I’m getting better at this whole social media thing. When I decided to e-publish my novel and take my destiny into my own hands, I had 17 followers on Twitter, and I was blogging about twice a week, which was getting me, as you might imagine, a minimal number of reads.
In a little over a month, I’ve added over a hundred followers on Twitter, I’m blogging almost daily, and I’m seeing much better traffic. That’s partly because people are retweeting my tweets, I’ve learned to use Tweetdeck to schedule them so that I announce new blog posts five times a day instead of just once, and I was very fortunate to get my blog listed in several other people’s blogs and newsletters.
There’s a lot more to do. If I’m going to sell State of Grace the way I want, I’m going to need more followers and more traffic.
But I’ve discovered something in the past few weeks as my social media “empire” has started to expand. Managing and growing it is a lot of work.
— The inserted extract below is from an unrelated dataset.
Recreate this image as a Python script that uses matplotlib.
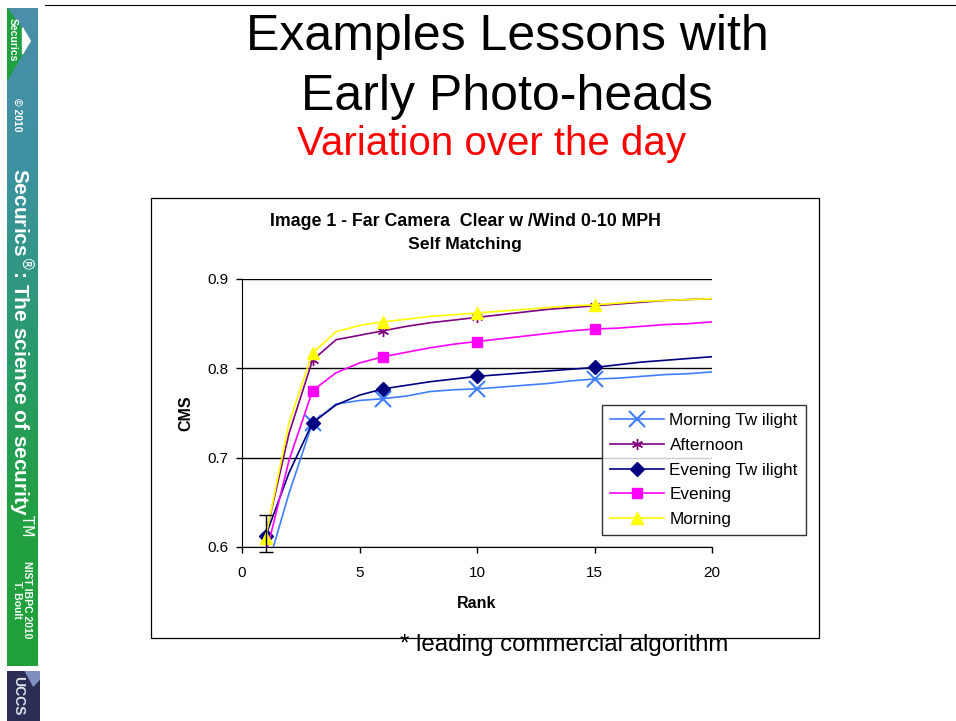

For instance, Saturday night, I went to family get-together and then played a game of Magic with my GF’s kids. In the few hours that took, I added three new followers, someone retweeted me, and there were two new comments on a Goodreads thread I’m participating in. So, before I could get back to work finishing the edit on State of Grace, I needed to check the comments, follow-back my new followers, and send a thank you for the retweet.
Sunday, I spent three-and-half hours watching the Bengals lose to the Ravens. When I got home, there were three new followers and traffic at my blog that needed attention.
This happens every day.
And I’m very excited about it. I can feel my platform getting larger, which is what I need. But it certainly doesn’t grow without nurturing, and that takes time.
All of which is a stark reminder that, if you want to make it big as an independent author, you’re in for a lot of work. You have to write the book, and you have to get it edited. But you also have to make sure people know about it, and you have to thank them when they help you out.
Joe Konrath says you have to get lucky to hit it big. If luck is the residue of design, there’s a lot work that has to be done to get lucky.
So remember: it isn’t just about writing a great book and making sure it is in as perfect a shape as possible. Those things are important. But it’s also about hustle. Be prepared to work hard at things that have nothing to do with writing if you want to be successful at the indepdendent publishing game.
It’s already been a lot of work for me, and I’m not even successful yet. But I can tell there’s a lot more work ahead if I want to make my dreams come true.